Occasionally, she adds, people are the architects of their own demise. These are the “squalor cases” in which elderly hermits have gradually stopped looking after themselves and their homes. “There was a house earlier this year that an investigator and a nurse went out to see for us. And it was that bad, when they opened the front door they vomited from the smell. The gentleman living there had collected human excrement in buckets and had gangplanks going over the tops of them so he could walk through the place. He had ulcers. He wasn’t eating properly. He was demented. And he was alone.”

Another shocking scene involved a woman’s neglect of her aged mother, who had dementia. “A woman was living in a Queenslander,” Pendergast says. “And the mum lived underneath it. (The ceiling) was so low that she couldn’t stand upright. She didn’t have baths or showers and when we took her to the hospital, her watch was embedded into her skin. So, over time, they had to apply saline solution to her skin to get the watch off ”

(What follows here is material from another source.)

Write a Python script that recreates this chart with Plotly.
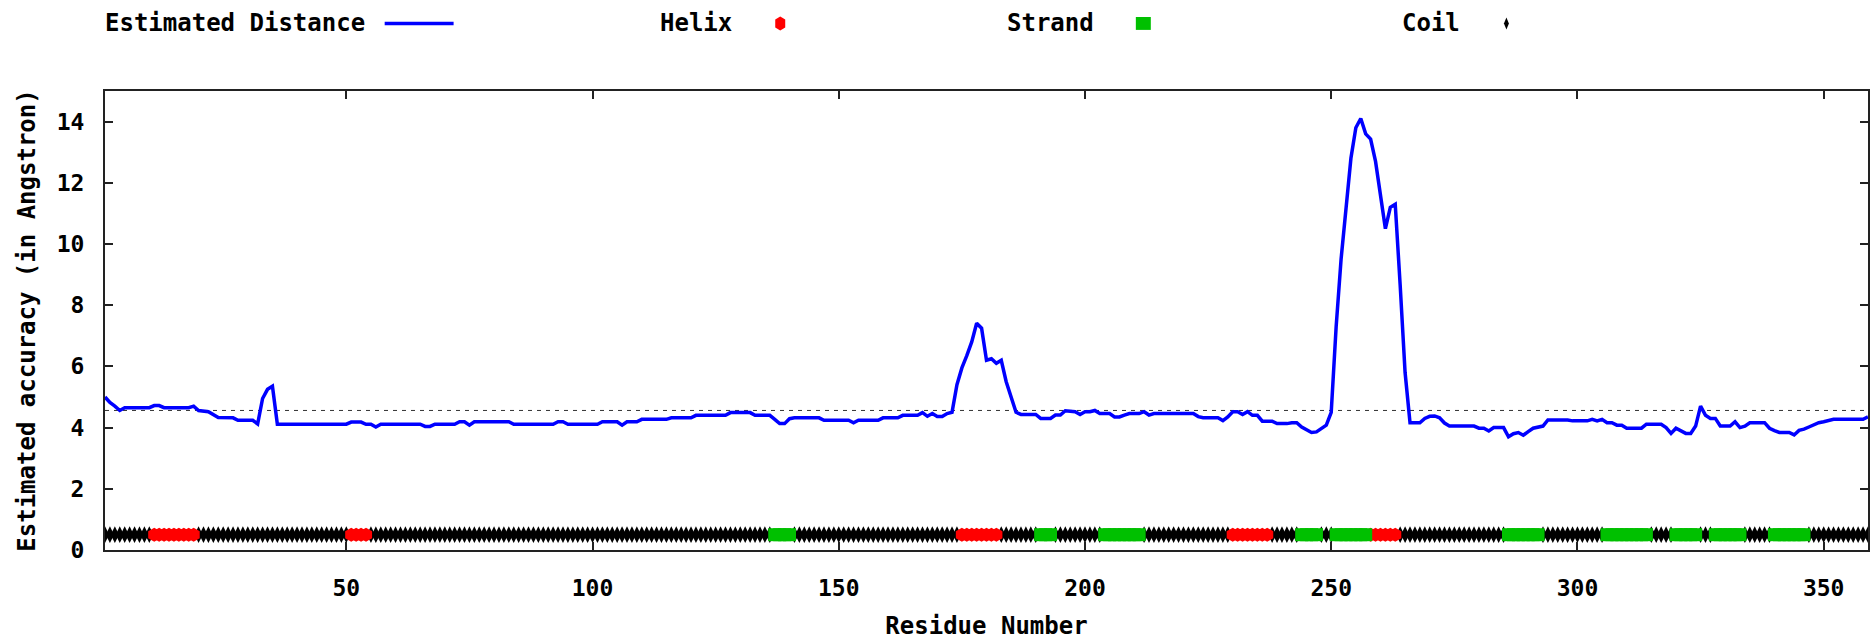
import plotly.graph_objects as go

# ---------------- data ----------------
residue = [1, 2, 3, 4, 5, 10, 11, 12, 13, 18, 19, 20, 22, 23, 24, 27, 28, 31, 32, 33, 34, 35, 36,
           50, 51, 53, 54, 55, 56, 57, 65, 66, 67, 68, 72, 73, 74, 75, 76, 83, 84, 92, 93, 94, 95,
           101, 102, 105, 106, 107, 109, 110, 115, 116, 120, 121, 127, 128, 132, 133, 136, 137, 138,
           139, 140, 141, 146, 147, 152, 153, 154, 158, 159, 162, 163, 166, 167, 168, 169, 170, 171,
           172, 173, 174, 175, 176, 177, 178, 179, 180, 181, 182, 183, 184, 185, 186, 187, 190, 191,
           193, 194, 195, 196, 198, 199, 200, 201, 202, 203, 205, 206, 207, 208, 209, 211, 212, 213,
           214, 222, 223, 224, 227, 228, 229, 230, 231, 232, 233, 234, 235, 236, 238, 239, 241, 242,
           243, 244, 245, 246, 247, 248, 249, 250, 251, 252, 253, 254, 255, 256, 257, 258, 259, 260,
           261, 262, 263, 264, 265, 266, 268, 269, 270, 271, 272, 273, 274, 279, 280, 281, 282, 283,
           285, 286, 287, 288, 289, 290, 291, 293, 294, 298, 299, 302, 303, 304, 305, 306, 307, 308,
           309, 310, 313, 314, 317, 318, 319, 320, 321, 322, 323, 324, 325, 326, 327, 328, 329, 331,
           332, 333, 334, 335, 338, 339, 340, 341, 343, 344, 345, 346, 347, 348, 349, 350, 351, 352,
           358, 359]
distance = [5.00, 4.82, 4.70, 4.56, 4.65, 4.65, 4.72, 4.72, 4.65, 4.65, 4.70, 4.56, 4.52, 4.42, 4.33,
            4.32, 4.24, 4.24, 4.12, 4.95, 5.25, 5.35, 4.11,
            4.11, 4.18, 4.18, 4.11, 4.11, 4.02, 4.11, 4.11, 4.04, 4.04, 4.11, 4.11, 4.19, 4.19, 4.08,
            4.19, 4.19, 4.11, 4.11, 4.19, 4.19, 4.11,
            4.11, 4.19, 4.19, 4.08, 4.19, 4.19, 4.27, 4.27, 4.32, 4.32, 4.40, 4.40, 4.49, 4.49, 4.40,
            4.40, 4.27, 4.13,
            4.13, 4.29, 4.32, 4.32, 4.24, 4.24, 4.16, 4.24, 4.24, 4.32, 4.32, 4.40, 4.40, 4.49, 4.37,
            4.46, 4.36, 4.36,
            4.46, 4.50, 5.40, 5.95, 6.35, 6.80, 7.41, 7.25, 6.20, 6.25, 6.10, 6.20, 5.50, 5.00, 4.50,
            4.43, 4.43, 4.30,
            4.30, 4.41, 4.41, 4.55, 4.52, 4.43, 4.52, 4.52, 4.56, 4.46, 4.46, 4.35, 4.35, 4.41, 4.46,
            4.46, 4.52, 4.41,
            4.46, 4.46, 4.36, 4.32, 4.32, 4.23, 4.35, 4.52, 4.52, 4.43, 4.52, 4.40, 4.40, 4.21, 4.21,
            4.13, 4.13, 4.16,
            4.16, 4.02, 3.92, 3.84, 3.86, 3.98, 4.08, 4.50, 7.30, 9.50, 11.15, 12.80, 13.80, 14.10,
            13.60, 13.43, 12.70, 11.50,
            10.50, 11.20, 11.30, 8.66, 5.80, 4.16, 4.16, 4.30, 4.37, 4.38, 4.32, 4.15, 4.05, 4.05,
            3.98, 3.98, 3.89, 4.00,
            4.00, 3.70, 3.80, 3.84, 3.75, 3.87, 3.98, 4.05, 4.25, 4.25, 4.22, 4.22, 4.27, 4.22, 4.27,
            4.16, 4.16, 4.08,
            4.08, 3.98, 3.98, 4.11, 4.11, 4.00, 3.81, 3.98, 3.91, 3.81, 3.81, 4.05, 4.70, 4.40, 4.30,
            4.30, 4.05, 4.05,
            4.19, 4.00, 4.05, 4.16, 4.16, 3.98, 3.90, 3.84, 3.84, 3.76, 3.91, 3.95, 4.02, 4.10, 4.16,
            4.19, 4.22, 4.27,
            4.27, 4.35]

seq_length = 359
threshold = 4.56

helix_start = [11, 51, 175, 230, 258]
helix_end = [19, 54, 182, 237, 263]
strand_start = [137, 191, 204, 244, 251, 286, 306, 320, 328, 340]
strand_end = [140, 193, 211, 247, 257, 292, 314, 324, 333, 346]

legend_labels = ["Estimated Distance", "Helix", "Strand", "Coil"]
x_title = "Residue Number"
y_title = "Estimated accuracy (in Angstron)"

# ---------------- secondary structure per residue ----------------
helix_x, strand_x, coil_x = [], [], []
for r in range(1, seq_length + 1):
    if any(s <= r <= e for s, e in zip(helix_start, helix_end)):
        helix_x.append(r)
    elif any(s <= r <= e for s, e in zip(strand_start, strand_end)):
        strand_x.append(r)
    else:
        coil_x.append(r)

BAND = 0.5
FONT = "DejaVu Sans Mono"
BLUE = "#0000ff"
RED = "#ff0000"
GREEN = "#00c000"
AX = "#222222"

fig = go.Figure()
fig.add_trace(go.Scatter(x=coil_x, y=[BAND] * len(coil_x), mode="markers",
                         marker=dict(symbol="diamond-tall", size=12, color="black", line_width=0),
                         showlegend=False, hoverinfo="skip"))
fig.add_trace(go.Scatter(x=helix_x, y=[BAND] * len(helix_x), mode="markers",
                         marker=dict(symbol="hexagon", size=14, color=RED, line_width=0),
                         showlegend=False, hoverinfo="skip"))
fig.add_trace(go.Scatter(x=strand_x, y=[BAND] * len(strand_x), mode="markers",
                         marker=dict(symbol="square", size=13, color=GREEN, line_width=0),
                         showlegend=False, hoverinfo="skip"))
fig.add_trace(go.Scatter(x=[1, seq_length], y=[threshold, threshold], mode="lines",
                         line=dict(color="#333333", width=1, dash="4px,5px"),
                         showlegend=False, hoverinfo="skip"))
fig.add_trace(go.Scatter(x=residue, y=distance, mode="lines",
                         line=dict(color=BLUE, width=3.5), showlegend=False))

# ---------------- layout ----------------
W, H = 1875, 640
L, R, T, B = 105, 5, 91, 87
PW, PH = W - L - R, H - T - B


def px(xp):
    return (xp - L) / PW


def py(yp):
    return (H - B - yp) / PH


tickfont = dict(family=FONT, size=23, color="black", weight="bold")
axis_common = dict(showgrid=False, zeroline=False, showline=True, linewidth=2, linecolor=AX,
                   mirror="allticks", ticks="inside", ticklen=8, tickwidth=2, tickcolor=AX,
                   tickfont=tickfont)

fig.update_layout(
    width=W, height=H,
    margin=dict(l=L, r=R, t=T, b=B, pad=0),
    paper_bgcolor="white", plot_bgcolor="white",
    showlegend=False,
    xaxis=dict(range=[1, seq_length], tickmode="array", tickvals=[50, 100, 150, 200, 250, 300, 350],
               ticklabelstandoff=16,
               title=dict(text=x_title, font=dict(family=FONT, size=24, color="black", weight="bold"),
                          standoff=18),
               **axis_common),
    yaxis=dict(range=[0, 15], tickmode="array", tickvals=[0, 2, 4, 6, 8, 10, 12, 14],
               ticklabelstandoff=14,
               title=dict(text=y_title, font=dict(family=FONT, size=24, color="black", weight="bold"),
                          standoff=14),
               **axis_common),
)

# custom legend (text left, sample right, gnuplot style)
leg_y = 23
leg_font = dict(family=FONT, size=24, color="black", weight="bold")
text_left = [103, 659, 1006, 1401]
for lbl, xl in zip(legend_labels, text_left):
    fig.add_annotation(x=px(xl), y=py(leg_y), xref="paper", yref="paper", text=lbl,
                       showarrow=False, xanchor="left", yanchor="middle", font=leg_font)

shapes = []
# line sample
shapes.append(dict(type="line", xref="paper", yref="paper", x0=px(385), x1=px(454),
                   y0=py(leg_y), y1=py(leg_y), line=dict(color=BLUE, width=3.5)))
# helix sample (tall hexagon)
hx, hw, hh = 781, 5, 7
path = "M {} {} L {} {} L {} {} L {} {} L {} {} L {} {} Z".format(
    px(hx), py(leg_y - hh), px(hx + hw), py(leg_y - hh + 3), px(hx + hw), py(leg_y + hh - 3),
    px(hx), py(leg_y + hh), px(hx - hw), py(leg_y + hh - 3), px(hx - hw), py(leg_y - hh + 3))
shapes.append(dict(type="path", xref="paper", yref="paper", path=path,
                   fillcolor=RED, line=dict(width=0)))
# strand sample
shapes.append(dict(type="rect", xref="paper", yref="paper", x0=px(1137), x1=px(1152),
                   y0=py(leg_y + 6.5), y1=py(leg_y - 6.5), fillcolor=GREEN, line=dict(width=0)))
# coil sample (tall diamond)
cx, cw, ch = 1508, 2.5, 6
path = "M {} {} L {} {} L {} {} L {} {} Z".format(
    px(cx), py(leg_y - ch), px(cx + cw), py(leg_y), px(cx), py(leg_y + ch), px(cx - cw), py(leg_y))
shapes.append(dict(type="path", xref="paper", yref="paper", path=path,
                   fillcolor="black", line=dict(width=0)))
fig.update_layout(shapes=shapes)

fig.write_html("out.html", config={"displayModeBar": False},
               post_script="document.body.style.margin='0';")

“But I don’t terminate lives. It’s not euthanasia. A decision like that has got to be something the medical profession recommends; it needs to be medically and ethically viable.”

Pendergast pauses over coffee that has long gone cold. We’re in a bistro in the plaza of the avant-garde Brisbane Magistrates Court building in George St. Her office is on the third floor. At surrounding tables, police officers and legal eagles are huddled in lively debate over this matter or that.

Pendergast’s tough, contentious job brings a certain perspective, too. For instance, as we both look across to the blur of people and cars outside, she homes in on the potential for crippling head injuries. “People hanging off corners in the CBD it makes me absolutely shudder. I feel like getting them and pulling them back,” she says. “If they came to an acquired brain injury unit with me one day, they would really start to do things differently.”

Her voice softens: “You know, it doesn’t get any easier. I find making end-of-life decisions incredibly sad.”